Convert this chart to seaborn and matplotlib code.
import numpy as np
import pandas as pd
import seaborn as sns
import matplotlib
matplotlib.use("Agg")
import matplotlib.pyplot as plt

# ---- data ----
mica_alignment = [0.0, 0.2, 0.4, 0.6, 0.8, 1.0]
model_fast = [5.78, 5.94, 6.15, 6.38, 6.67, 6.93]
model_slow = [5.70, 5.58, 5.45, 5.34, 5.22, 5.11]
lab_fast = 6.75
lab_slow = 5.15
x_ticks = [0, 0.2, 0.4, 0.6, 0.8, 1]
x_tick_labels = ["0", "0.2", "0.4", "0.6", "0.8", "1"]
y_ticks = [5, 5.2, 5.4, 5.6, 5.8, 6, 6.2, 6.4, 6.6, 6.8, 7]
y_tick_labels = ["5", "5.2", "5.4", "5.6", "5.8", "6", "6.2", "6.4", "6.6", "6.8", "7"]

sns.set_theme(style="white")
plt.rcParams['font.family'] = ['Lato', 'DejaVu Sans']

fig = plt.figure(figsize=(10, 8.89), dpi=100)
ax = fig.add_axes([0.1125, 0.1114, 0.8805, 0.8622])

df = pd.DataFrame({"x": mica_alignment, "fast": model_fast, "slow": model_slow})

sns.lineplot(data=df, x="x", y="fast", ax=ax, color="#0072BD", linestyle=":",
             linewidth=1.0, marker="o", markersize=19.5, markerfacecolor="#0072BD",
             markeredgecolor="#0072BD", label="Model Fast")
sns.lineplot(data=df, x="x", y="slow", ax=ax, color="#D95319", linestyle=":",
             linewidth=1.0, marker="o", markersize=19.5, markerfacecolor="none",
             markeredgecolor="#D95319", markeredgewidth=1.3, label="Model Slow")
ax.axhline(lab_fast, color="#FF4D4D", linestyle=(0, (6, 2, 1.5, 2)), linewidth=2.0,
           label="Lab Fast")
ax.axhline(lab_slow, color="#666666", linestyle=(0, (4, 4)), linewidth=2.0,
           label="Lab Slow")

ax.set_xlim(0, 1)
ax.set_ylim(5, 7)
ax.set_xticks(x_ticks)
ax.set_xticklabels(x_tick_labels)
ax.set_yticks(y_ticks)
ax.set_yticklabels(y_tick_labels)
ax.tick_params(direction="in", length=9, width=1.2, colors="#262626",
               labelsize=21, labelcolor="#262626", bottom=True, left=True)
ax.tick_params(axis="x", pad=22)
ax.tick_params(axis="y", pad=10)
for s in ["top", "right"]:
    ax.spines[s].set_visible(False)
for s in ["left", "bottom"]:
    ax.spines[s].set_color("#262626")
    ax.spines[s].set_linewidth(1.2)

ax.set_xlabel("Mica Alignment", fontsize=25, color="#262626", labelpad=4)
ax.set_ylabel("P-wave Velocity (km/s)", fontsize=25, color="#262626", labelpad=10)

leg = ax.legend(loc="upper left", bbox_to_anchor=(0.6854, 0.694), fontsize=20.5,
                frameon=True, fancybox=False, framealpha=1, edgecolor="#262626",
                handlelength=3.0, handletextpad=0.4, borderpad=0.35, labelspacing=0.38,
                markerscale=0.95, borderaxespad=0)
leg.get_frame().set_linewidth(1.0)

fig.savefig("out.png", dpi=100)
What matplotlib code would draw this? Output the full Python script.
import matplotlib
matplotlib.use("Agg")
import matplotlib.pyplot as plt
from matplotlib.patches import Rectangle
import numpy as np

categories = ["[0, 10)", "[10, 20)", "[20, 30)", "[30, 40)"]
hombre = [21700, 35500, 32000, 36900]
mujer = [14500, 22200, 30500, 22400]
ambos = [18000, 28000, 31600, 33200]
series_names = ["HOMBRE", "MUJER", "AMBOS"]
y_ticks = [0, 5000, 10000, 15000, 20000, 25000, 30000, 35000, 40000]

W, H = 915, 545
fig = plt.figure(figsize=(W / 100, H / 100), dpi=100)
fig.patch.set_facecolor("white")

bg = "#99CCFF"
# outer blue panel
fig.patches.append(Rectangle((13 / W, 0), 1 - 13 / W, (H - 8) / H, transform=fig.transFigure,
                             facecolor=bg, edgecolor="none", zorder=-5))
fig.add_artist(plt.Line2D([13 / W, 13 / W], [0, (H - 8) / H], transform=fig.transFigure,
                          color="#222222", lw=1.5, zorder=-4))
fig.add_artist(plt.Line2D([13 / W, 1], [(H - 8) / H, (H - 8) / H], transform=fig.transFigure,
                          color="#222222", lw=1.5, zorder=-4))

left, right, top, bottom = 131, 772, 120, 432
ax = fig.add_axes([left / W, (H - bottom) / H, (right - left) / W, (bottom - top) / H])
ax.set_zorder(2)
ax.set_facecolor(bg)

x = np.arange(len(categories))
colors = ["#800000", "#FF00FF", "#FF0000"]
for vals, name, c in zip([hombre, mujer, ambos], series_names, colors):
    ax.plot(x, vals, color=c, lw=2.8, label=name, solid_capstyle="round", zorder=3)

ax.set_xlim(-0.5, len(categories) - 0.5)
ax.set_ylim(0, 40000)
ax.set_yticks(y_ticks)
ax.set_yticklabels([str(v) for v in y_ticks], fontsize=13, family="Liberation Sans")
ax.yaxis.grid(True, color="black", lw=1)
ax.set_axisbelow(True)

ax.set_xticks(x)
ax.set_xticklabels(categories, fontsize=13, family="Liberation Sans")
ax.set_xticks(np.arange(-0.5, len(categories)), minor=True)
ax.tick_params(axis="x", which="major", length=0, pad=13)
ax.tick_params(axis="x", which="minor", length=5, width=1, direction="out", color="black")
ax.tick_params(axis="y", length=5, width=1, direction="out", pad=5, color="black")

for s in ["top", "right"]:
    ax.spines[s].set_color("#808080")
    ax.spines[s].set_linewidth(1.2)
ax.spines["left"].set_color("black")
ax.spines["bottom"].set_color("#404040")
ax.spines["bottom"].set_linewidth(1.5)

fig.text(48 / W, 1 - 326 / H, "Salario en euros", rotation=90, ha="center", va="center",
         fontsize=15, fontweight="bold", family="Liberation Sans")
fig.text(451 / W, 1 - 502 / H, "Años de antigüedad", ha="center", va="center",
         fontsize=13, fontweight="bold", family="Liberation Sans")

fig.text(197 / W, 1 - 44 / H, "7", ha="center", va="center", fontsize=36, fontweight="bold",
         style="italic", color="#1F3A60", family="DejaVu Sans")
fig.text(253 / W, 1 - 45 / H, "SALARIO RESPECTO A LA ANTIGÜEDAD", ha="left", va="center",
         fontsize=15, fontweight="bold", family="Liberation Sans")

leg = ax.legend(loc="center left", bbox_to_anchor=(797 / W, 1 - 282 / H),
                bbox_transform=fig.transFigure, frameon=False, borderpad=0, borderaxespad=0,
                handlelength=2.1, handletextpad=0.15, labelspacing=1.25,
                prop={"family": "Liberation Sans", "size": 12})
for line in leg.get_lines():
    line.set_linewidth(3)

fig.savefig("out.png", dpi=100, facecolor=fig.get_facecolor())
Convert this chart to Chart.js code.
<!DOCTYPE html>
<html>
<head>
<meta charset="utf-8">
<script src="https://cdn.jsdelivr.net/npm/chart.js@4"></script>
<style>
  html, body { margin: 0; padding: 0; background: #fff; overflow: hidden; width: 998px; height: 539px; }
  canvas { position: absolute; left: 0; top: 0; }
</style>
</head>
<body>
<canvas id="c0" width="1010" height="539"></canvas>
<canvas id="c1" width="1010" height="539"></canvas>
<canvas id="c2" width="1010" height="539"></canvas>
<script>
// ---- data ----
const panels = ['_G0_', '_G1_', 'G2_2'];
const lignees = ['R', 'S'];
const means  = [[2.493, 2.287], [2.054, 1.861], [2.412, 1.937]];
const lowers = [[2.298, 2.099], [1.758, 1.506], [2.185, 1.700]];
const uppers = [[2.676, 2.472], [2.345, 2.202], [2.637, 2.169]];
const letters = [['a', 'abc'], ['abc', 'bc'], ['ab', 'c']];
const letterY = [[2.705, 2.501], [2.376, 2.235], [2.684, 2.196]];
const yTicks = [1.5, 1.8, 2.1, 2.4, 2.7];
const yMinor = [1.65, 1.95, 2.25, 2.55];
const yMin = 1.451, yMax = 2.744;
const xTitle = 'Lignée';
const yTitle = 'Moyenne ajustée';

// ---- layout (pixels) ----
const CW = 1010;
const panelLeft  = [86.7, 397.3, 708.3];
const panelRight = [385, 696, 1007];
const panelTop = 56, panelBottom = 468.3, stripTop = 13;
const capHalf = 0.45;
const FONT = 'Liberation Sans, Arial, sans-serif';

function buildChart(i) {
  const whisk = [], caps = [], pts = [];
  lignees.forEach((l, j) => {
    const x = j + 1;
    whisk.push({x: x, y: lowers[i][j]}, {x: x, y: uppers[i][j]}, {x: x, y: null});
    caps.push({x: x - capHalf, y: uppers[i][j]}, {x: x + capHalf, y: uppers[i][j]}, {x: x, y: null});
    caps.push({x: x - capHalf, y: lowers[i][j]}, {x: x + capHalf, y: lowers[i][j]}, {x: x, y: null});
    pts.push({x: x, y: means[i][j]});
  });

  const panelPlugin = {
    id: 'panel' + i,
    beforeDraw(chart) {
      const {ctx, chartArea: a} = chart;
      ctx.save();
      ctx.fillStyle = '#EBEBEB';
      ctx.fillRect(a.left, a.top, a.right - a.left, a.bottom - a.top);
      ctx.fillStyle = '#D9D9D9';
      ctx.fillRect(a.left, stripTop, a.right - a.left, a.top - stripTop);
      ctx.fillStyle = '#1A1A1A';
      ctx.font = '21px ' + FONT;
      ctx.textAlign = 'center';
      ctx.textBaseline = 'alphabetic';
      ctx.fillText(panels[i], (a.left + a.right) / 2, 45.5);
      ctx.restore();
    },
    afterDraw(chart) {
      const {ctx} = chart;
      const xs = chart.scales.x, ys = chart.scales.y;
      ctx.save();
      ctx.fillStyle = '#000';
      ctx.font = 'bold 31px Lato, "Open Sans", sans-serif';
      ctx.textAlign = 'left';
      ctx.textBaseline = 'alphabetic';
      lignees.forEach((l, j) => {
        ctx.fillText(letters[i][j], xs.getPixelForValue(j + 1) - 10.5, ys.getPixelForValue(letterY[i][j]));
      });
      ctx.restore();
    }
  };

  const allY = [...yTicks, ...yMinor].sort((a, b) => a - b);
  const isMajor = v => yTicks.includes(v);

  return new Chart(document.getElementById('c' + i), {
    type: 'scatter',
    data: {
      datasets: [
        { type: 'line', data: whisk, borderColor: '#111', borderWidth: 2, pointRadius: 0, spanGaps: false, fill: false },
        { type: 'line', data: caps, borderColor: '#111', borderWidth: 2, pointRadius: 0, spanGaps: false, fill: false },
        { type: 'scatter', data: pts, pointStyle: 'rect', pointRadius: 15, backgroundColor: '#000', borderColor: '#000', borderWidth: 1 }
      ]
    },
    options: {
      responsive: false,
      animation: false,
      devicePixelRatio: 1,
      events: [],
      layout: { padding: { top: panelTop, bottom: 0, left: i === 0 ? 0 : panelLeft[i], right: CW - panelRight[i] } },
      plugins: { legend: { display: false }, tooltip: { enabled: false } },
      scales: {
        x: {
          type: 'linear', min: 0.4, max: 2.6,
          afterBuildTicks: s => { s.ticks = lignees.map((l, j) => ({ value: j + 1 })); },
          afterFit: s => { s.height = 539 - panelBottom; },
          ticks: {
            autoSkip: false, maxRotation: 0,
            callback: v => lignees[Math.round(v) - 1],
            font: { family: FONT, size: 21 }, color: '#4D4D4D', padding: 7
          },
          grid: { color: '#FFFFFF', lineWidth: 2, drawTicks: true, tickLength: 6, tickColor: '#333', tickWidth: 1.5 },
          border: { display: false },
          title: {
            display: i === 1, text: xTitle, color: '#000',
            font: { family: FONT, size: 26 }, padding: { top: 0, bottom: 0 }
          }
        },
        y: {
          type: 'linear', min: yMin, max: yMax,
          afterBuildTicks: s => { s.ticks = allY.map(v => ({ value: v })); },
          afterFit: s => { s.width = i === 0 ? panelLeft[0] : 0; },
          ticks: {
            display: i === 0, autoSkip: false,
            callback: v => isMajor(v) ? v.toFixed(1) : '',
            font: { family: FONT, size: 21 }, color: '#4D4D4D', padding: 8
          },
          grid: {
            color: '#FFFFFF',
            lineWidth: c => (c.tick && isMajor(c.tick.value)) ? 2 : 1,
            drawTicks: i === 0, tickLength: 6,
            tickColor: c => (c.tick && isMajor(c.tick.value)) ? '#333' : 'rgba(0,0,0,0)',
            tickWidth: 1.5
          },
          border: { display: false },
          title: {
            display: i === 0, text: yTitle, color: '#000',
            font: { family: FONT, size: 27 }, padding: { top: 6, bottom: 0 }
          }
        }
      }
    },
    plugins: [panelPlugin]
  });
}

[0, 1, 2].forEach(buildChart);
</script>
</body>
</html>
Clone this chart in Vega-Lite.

* **REQUIRED WORK**
Repeat verbatim the opening run of entries, ending with the line that contains "plt.rcParams['font.family'] = ['Lato', 'DejaVu".

* **EXERCISE RESULT**
Convert this chart to seaborn and matplotlib code.
import numpy as np
import pandas as pd
import seaborn as sns
import matplotlib
matplotlib.use("Agg")
import matplotlib.pyplot as plt

# ---- data ----
mica_alignment = [0.0, 0.2, 0.4, 0.6, 0.8, 1.0]
model_fast = [5.78, 5.94, 6.15, 6.38, 6.67, 6.93]
model_slow = [5.70, 5.58, 5.45, 5.34, 5.22, 5.11]
lab_fast = 6.75
lab_slow = 5.15
x_ticks = [0, 0.2, 0.4, 0.6, 0.8, 1]
x_tick_labels = ["0", "0.2", "0.4", "0.6", "0.8", "1"]
y_ticks = [5, 5.2, 5.4, 5.6, 5.8, 6, 6.2, 6.4, 6.6, 6.8, 7]
y_tick_labels = ["5", "5.2", "5.4", "5.6", "5.8", "6", "6.2", "6.4", "6.6", "6.8", "7"]

sns.set_theme(style="white")
plt.rcParams['font.family'] = ['Lato', 'DejaVu Sans']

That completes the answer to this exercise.